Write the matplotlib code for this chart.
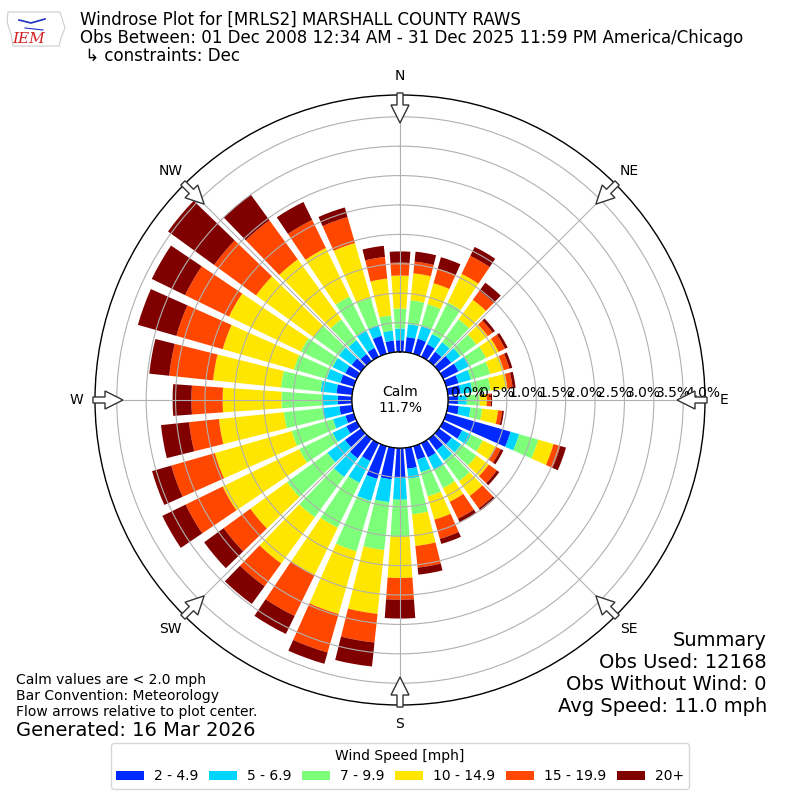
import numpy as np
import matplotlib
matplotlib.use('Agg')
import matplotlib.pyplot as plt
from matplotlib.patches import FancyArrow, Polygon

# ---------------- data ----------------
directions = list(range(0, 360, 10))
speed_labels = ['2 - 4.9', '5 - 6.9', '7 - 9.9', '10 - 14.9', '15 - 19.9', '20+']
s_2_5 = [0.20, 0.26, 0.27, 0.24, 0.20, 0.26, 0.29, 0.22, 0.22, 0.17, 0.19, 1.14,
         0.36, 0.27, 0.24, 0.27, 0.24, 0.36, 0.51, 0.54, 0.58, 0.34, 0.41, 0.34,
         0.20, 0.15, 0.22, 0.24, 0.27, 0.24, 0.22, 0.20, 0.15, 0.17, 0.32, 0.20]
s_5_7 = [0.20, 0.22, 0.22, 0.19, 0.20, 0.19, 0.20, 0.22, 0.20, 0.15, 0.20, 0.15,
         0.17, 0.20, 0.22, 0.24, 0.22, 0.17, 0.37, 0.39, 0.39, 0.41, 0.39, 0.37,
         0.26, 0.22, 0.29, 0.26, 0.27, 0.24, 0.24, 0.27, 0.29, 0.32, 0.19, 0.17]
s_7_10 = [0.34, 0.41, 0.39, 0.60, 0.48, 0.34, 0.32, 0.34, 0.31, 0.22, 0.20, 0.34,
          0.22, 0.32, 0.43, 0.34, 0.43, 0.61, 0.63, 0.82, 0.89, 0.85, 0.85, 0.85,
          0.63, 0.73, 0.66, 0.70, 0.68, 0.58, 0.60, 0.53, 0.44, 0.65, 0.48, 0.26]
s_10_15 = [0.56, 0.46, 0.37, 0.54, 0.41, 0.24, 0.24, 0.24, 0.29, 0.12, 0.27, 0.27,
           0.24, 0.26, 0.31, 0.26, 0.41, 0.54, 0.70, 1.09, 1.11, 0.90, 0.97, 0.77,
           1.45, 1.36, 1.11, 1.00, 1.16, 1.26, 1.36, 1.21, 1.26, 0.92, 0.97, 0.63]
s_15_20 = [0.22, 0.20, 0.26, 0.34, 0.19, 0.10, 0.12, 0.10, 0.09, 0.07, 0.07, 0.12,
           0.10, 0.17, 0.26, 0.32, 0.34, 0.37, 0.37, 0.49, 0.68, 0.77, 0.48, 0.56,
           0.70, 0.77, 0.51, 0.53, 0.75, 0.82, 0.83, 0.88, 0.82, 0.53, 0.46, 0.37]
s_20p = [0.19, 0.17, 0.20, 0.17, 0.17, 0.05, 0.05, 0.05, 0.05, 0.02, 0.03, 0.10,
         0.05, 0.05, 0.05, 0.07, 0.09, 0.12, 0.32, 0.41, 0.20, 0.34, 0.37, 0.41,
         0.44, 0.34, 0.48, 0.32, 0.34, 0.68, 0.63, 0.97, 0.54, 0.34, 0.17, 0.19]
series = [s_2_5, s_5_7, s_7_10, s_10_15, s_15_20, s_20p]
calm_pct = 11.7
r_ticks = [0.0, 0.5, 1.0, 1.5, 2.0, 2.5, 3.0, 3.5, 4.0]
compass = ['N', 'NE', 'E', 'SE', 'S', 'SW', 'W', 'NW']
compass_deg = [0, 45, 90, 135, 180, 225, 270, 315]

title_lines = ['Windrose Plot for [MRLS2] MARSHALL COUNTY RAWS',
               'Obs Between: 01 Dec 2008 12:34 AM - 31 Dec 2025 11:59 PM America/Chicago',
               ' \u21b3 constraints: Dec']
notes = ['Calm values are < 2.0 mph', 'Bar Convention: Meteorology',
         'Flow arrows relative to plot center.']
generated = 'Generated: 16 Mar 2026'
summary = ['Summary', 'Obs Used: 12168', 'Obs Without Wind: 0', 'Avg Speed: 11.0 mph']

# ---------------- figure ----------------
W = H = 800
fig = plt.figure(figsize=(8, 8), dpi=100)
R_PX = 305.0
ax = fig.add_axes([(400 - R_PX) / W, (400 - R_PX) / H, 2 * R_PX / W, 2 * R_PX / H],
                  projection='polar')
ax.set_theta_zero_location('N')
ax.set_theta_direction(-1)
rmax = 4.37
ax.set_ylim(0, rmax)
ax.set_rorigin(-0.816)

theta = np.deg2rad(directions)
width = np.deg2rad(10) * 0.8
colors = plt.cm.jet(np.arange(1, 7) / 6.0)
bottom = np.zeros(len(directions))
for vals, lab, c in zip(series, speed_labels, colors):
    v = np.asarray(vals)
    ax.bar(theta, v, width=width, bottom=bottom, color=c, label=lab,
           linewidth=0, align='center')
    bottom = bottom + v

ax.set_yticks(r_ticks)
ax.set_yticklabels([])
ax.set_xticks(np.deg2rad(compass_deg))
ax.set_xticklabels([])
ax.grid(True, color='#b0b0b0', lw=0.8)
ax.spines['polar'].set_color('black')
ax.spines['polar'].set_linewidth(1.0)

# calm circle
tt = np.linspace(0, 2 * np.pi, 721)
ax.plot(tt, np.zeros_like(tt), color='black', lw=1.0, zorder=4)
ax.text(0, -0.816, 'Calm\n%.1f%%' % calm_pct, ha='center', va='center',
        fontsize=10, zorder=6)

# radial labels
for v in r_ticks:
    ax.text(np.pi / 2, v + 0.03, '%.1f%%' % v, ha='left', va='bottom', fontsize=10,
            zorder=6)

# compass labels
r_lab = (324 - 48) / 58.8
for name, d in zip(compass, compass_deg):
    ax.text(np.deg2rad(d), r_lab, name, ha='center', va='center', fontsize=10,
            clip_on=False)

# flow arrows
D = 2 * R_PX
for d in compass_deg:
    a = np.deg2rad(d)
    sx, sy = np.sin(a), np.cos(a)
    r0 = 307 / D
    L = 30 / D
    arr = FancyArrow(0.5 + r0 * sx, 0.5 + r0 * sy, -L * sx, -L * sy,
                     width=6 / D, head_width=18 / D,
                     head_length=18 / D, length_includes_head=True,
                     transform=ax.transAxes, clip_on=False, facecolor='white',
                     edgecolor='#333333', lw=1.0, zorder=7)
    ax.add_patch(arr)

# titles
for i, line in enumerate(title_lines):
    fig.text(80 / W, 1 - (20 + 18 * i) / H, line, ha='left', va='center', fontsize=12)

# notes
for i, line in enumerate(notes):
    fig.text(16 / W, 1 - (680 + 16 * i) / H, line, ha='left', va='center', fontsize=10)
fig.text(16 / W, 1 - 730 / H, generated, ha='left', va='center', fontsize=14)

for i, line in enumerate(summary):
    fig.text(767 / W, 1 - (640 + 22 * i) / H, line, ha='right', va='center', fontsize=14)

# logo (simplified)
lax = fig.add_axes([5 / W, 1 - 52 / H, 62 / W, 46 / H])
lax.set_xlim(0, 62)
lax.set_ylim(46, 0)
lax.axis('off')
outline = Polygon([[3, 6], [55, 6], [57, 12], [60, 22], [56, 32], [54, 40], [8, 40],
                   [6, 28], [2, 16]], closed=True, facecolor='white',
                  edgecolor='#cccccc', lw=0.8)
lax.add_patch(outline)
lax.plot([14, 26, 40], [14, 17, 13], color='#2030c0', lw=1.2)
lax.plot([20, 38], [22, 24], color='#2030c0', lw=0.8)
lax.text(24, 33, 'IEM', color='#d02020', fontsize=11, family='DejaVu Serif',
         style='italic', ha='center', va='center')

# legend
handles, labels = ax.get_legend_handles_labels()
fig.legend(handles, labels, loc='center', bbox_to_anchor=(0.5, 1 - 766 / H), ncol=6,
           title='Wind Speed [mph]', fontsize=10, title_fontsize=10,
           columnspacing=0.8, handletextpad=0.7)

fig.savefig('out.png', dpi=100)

# # #

Written task: Give back exactly the lines from the first line of the data through the line with "from matplotlib.patches import", pictures excluded.

Solution below:
Write the matplotlib code for this chart.
import numpy as np
import matplotlib
matplotlib.use('Agg')
import matplotlib.pyplot as plt
from matplotlib.patches import FancyArrow, Polygon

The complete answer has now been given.